More bad news for Sen. Steven’s struggling telecom bill this week, as the Congressional Budget Office toted up the price tag for the 200+ page measure: $5.2 billion over the next ten years. That’s worth saying again. $5.2 billion. That’s billion. With a “b”.
Most of the cost comes from extending communications subsidies to broadband. CBO pegs the cost of the proposed new “Broadband Service Fund” at nearly $4.5 billion. Other provisions–such as permanently exempting the Universal Service Fund from the Anti-deficiency Act (allowing grants to exceed fund revenue)–expansion of rural health care spending, among others–make up the rest of the new spending. (Among the others are, presumably, the provision expanding subsidies to “States that are comprised entirely of islands”. See this post.)

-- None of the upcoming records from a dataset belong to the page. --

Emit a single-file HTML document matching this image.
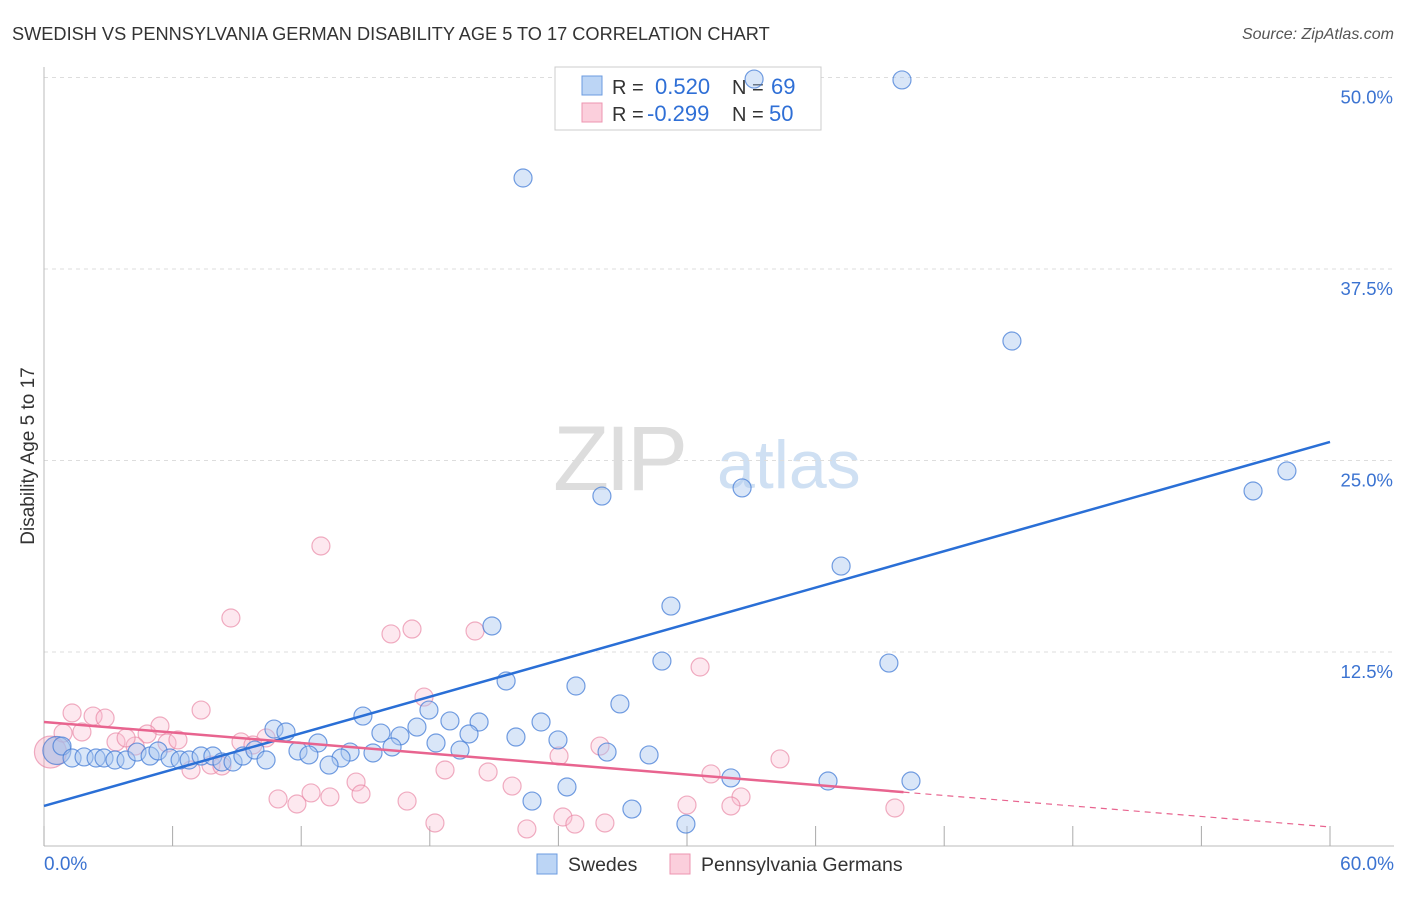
<!DOCTYPE html>
<html><head><meta charset="utf-8"><style>
body{margin:0;background:#fff;font-family:"Liberation Sans",sans-serif;}
svg text{font-family:"Liberation Sans",sans-serif;}
</style></head><body>
<svg id="chart" width="1406" height="892" xmlns="http://www.w3.org/2000/svg">
<text x="12" y="40" font-size="18.2" fill="#333">SWEDISH VS PENNSYLVANIA GERMAN DISABILITY AGE 5 TO 17 CORRELATION CHART</text>
<text x="1394" y="39" font-size="16" fill="#555" text-anchor="end" font-style="italic">Source: ZipAtlas.com</text>
<g>
<text x="553" y="490" font-size="92" fill="#ddd" font-family="Liberation Serif" letter-spacing="-4">ZIP</text>
<text x="717" y="488" font-size="68" fill="#cfe0f3">atlas</text>
</g>
<g id="grid"></g>
<g id="axes"></g>
<g>
<rect x="555" y="67" width="266" height="63" fill="#fff" stroke="#ccc"/>
<rect x="582" y="76" width="20" height="19" fill="#bcd5f5" stroke="#6b9be0"/>
<rect x="582" y="103" width="20" height="19" fill="#fbcfdc" stroke="#ee94b0"/>
<text x="612" y="94" font-size="20" fill="#333">R =</text>
<text x="655" y="94" font-size="22" fill="#2f6fd6">0.520</text>
<text x="732" y="94" font-size="20" fill="#333">N =</text>
<text x="771" y="94" font-size="22" fill="#2f6fd6">69</text>
<text x="612" y="121" font-size="20" fill="#333">R =</text>
<text x="647" y="121" font-size="22" fill="#2f6fd6">-0.299</text>
<text x="732" y="121" font-size="20" fill="#333">N =</text>
<text x="769" y="121" font-size="22" fill="#2f6fd6">50</text>
</g>
<g id="pts"></g>
<g id="lines"></g>
<text transform="translate(34,456) rotate(-90)" font-size="19" fill="#333" text-anchor="middle">Disability Age 5 to 17</text>
<text x="44" y="870" font-size="19" fill="#3b73d1">0.0%</text>
<text x="1394" y="870" font-size="19" fill="#3b73d1" text-anchor="end">60.0%</text>
<g>
<rect x="537" y="854" width="20" height="20" fill="#bcd5f5" stroke="#6b9be0"/>
<text x="568" y="871" font-size="19.5" fill="#333">Swedes</text>
</g>
<g>
<rect x="670" y="854" width="20" height="20" fill="#fbcfdc" stroke="#ee94b0"/>
<text x="701" y="871" font-size="19.5" fill="#333">Pennsylvania Germans</text>
</g>
</svg>
<script>
const yTicks=[12.5,25,37.5,50];
const yTickLabels=["12.5%","25.0%","37.5%","50.0%"];
const xTicks=[0,6,12,18,24,30,36,42,48,54,60];
const bluePx=[[902,80],[754,79],[523,178],[1012,341],[1287,471],[1253,491],[742,488],[602,496],[841,566],[671,606],[492,626],[662,661],[889,663],[506,681],[576,686],[620,704],[429,710],[363,716],[274,729],[286,732],[417,727],[450,721],[479,722],[541,722],[381,733],[469,734],[400,736],[516,737],[558,740],[318,743],[436,743],[392,747],[460,750],[607,752],[649,755],[350,752],[298,751],[309,755],[373,753],[341,758],[329,765],[731,778],[828,781],[911,781],[567,787],[532,801],[632,809],[686,824],[62,746],[72,758],[84,757],[96,758],[104,758],[115,760],[126,760],[137,752],[150,756],[158,751],[170,758],[180,760],[189,760],[201,756],[213,756],[222,762],[233,762],[243,756],[255,750],[266,760]];
const pinkPx=[[321,546],[231,618],[391,634],[412,629],[475,631],[700,667],[424,697],[201,710],[72,713],[93,716],[105,718],[82,732],[160,726],[147,734],[63,733],[116,742],[135,746],[126,738],[167,743],[178,740],[241,742],[266,738],[253,745],[211,765],[191,770],[222,766],[445,770],[488,772],[559,756],[600,746],[711,774],[780,759],[356,782],[512,786],[741,797],[731,806],[687,805],[895,808],[278,799],[297,804],[311,793],[330,797],[361,794],[407,801],[435,823],[527,829],[563,817],[575,824],[605,823]];
const toData=p=>[+((p[0]-44)/1286*60).toFixed(2),+((845.5-p[1])/15.32).toFixed(2)];
const swedesX=bluePx.map(p=>toData(p)[0]), swedesY=bluePx.map(p=>toData(p)[1]);
const pennX=pinkPx.map(p=>toData(p)[0]), pennY=pinkPx.map(p=>toData(p)[1]);
const bigBlue=[0.6,6.2], bigPink=[0.3,6.1];
const blueTrend=[2.58,26.34], pinkTrend=[8.06,1.21], pinkSolidEnd=40.1;
const NS="http://www.w3.org/2000/svg";
const X=v=>44+v/60*1286, Y=v=>845.5-v*15.32;
function mk(t,a,parent){const e=document.createElementNS(NS,t);for(const k in a)e.setAttribute(k,a[k]);document.getElementById(parent).appendChild(e);return e;}
yTicks.forEach((t,i)=>{
 const l=mk('line',{x1:44,x2:1394,y1:Y(t)-2,y2:Y(t)-2,stroke:'#ddd','stroke-dasharray':'4,4'},'grid');
 
 
 const tx=mk('text',{x:1393,y:Y(t)+24,'font-size':18.5,fill:'#3b73d1','text-anchor':'end'},'grid');tx.textContent=yTickLabels[i];
 
 
});
const ax=mk('line',{x1:44,x2:44,y1:67,y2:846,stroke:'#bbb'},'axes');


const bx=mk('line',{x1:44,x2:1394,y1:846,y2:846,stroke:'#bbb'},'axes');


xTicks.forEach(t=>{const l=mk('line',{x1:X(t),x2:X(t),y1:826,y2:846,stroke:'#aaa'},'axes');
 
 });
function dot(x,y,r,fill,stroke,name){const c=mk('circle',{cx:X(x),cy:Y(y),r:r,fill:fill,stroke:stroke,'stroke-width':1.2},'pts');
 
 }
dot(bigPink[0],bigPink[1],16,'rgba(244,160,185,0.35)','rgba(230,120,155,0.6)','pennsylvania-german-point');
pennX.forEach((x,i)=>dot(x,pennY[i],9,'rgba(248,190,208,0.35)','rgba(232,130,162,0.65)','pennsylvania-german-point'));
dot(bigBlue[0],bigBlue[1],14,'rgba(150,180,230,0.5)','rgba(70,120,210,0.7)','swede-point');
swedesX.forEach((x,i)=>dot(x,swedesY[i],9,'rgba(170,200,240,0.45)','rgba(70,125,215,0.75)','swede-point'));
const bl=mk('line',{x1:X(0),y1:Y(blueTrend[0]),x2:X(60),y2:Y(blueTrend[1]),stroke:'#2a6fd6','stroke-width':2.5},'lines');


const py=x=>pinkTrend[0]+(pinkTrend[1]-pinkTrend[0])*x/60;
const pl=mk('line',{x1:X(0),y1:Y(pinkTrend[0]),x2:X(pinkSolidEnd),y2:Y(py(pinkSolidEnd)),stroke:'#e8648f','stroke-width':2.5},'lines');


const pd=mk('line',{x1:X(pinkSolidEnd),y1:Y(py(pinkSolidEnd)),x2:X(60),y2:Y(pinkTrend[1]),stroke:'#e8648f','stroke-width':1.2,'stroke-dasharray':'6,5'},'lines');


</script>
</body></html>
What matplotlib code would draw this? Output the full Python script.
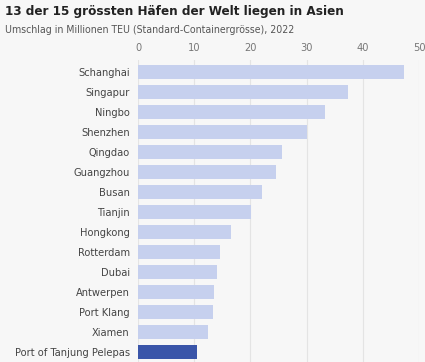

Most–but not all–of this new spending is made up by new revenue. But the Senate gets no cigars for this. Most of the new revenues are in fact new taxes to pay for the expanded subsidies. And because those new taxes–at $5 billion–still fall short of the spending, the bill is subject to a “point of order” if it is voted on the Senate floor, requiring 60 votes to let it proceed.
Beyond spending, however, Steven’s bill does contain a number of valuable regulatory reforms. Topping the list is the streamlining of state cable franchise regulations, which will clear the way for telephone companies to challenge cable television firms. But the bill also increases regulation in countless ways. Well, actually not countless. CBO counted, and found the bill increases regulation in 14 ways, ranging from new imposing energy requirements on digital converter boxes to requiring cable firms to carry analog broadcast signals to imposing “consumer protection” standards on Internet service providers, to requiring satellite carriers to serve subscribers in Alaska and Hawaii (coincidentally, the homes of Stevens and the ranking Commerce Committee Democrat, Daniel Inouye.
Senate staffers are still said to be working against long odds to get this bill through before the Senate recesses for the election. But because of CBO’s report–not to mention the provisions in the bill identified in the CBO’s report–those odds are longer than ever before. Don’t be surprised if the whole thing ends up down a series of tubes.